More than 500 Google employees in Mountain View walked out of the company’s headquarters Thursday afternoon, Nov. 1, joined by thousands across the globe in a protest to hold sexual harassers accountable in the workplace.
Organizer Celie O’Neil-Hart yelled, “Time’s up in tech!” as she read a list of demands for Google executives, including a better reporting process for sexual abuse, equal opportunities for all demographics, a public sexual assault transparency report and an end to forced arbitration, which forces employees to waive their right to sue.
The walkout was designed to support victims of abuse at the company, including those who did not speak Nov. 1 due to fear of retaliation or fresh emotional wounds.
Oralia Alvarado, 27, began working at Google about five years ago as a barista. During that time, Alvarado said she saw cafeteria workers commonly subjected to harassment due to their perceived lower rank.
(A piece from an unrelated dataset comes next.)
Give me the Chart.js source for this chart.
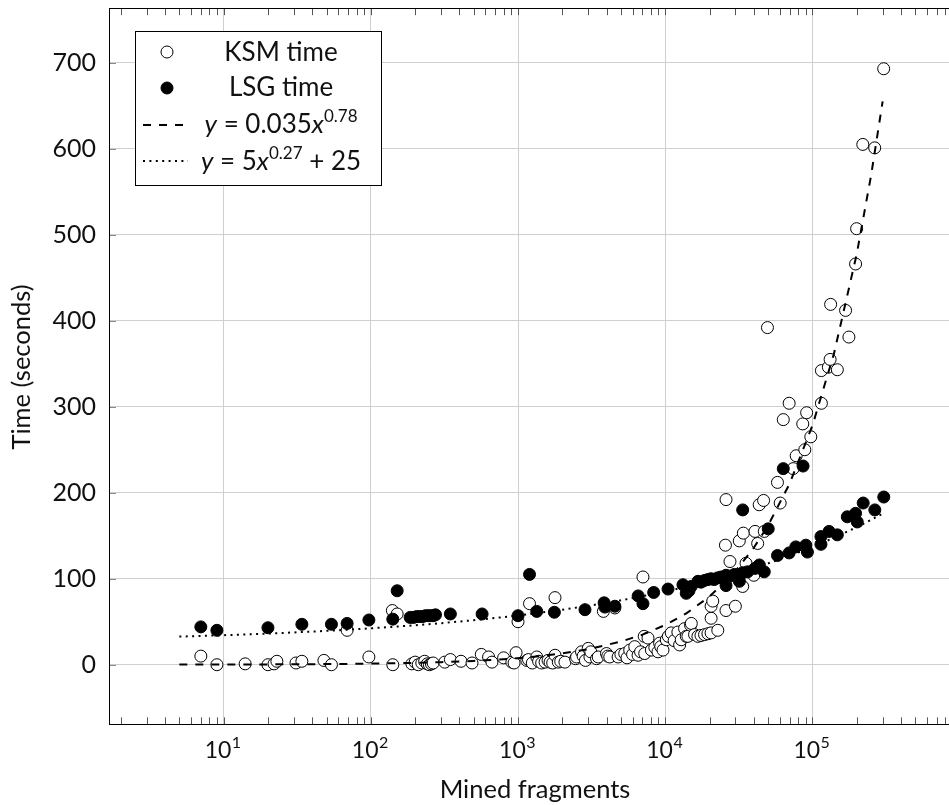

A man once told Alvarado to lick her lips for him because her lipstick was beautiful, but she said she didn’t feel validated until a male employee expressed his shock at the interaction.
Another woman, Nancy, described a company gathering at Google-owned YouTube where she lost her memory after a male co-worker asked to switch drinks. She said another colleague saw her being “dragged away by the hand” and helped her. Her manager later told her the co-worker could be fired immediately, as long as he held a less important role on the team than her.
Both women hoped telling their story would galvanize victims of abuse, as well as their allies.
Google CEO Sundar Pichai told employees earlier that week the company was aware of the protest and participants would receive support.
“Employees have raised constructive ideas for how we can improve our policies and our processes going forward,” Pichai said in a statement. “We are taking in all their feedback so we can turn these ideas into action.”
Google came under fire after a New York Times report on Oct. 25 revealed a $90 million payout for an employee who had been accused of sexual harassment. Speakers said the company was in the habit of protecting itself from legal action by in turn protecting accusers. One man held a sign that said, “Happy to Quit for $90 million, no sexual harassment required.”
After the report surfaced, women at the company organized the protest in about five days. Offices in Singapore began the protest at 11:10 a.m., with other protests happening at offices around the world.
“We chose 11, 1, or 11:10, because we believe that one story is too many and we’ve heard thousands as part of this movement,” O’Neil-Hart said, explaining that the movement began on internal channels, but quickly grew to more than 60 percent of Google offices across the world.
The protest in Mountain View ended with a roaring chant of “Time is up!” following on the heels of similar movements against perpetrators of abuse in Hollywood and other industries.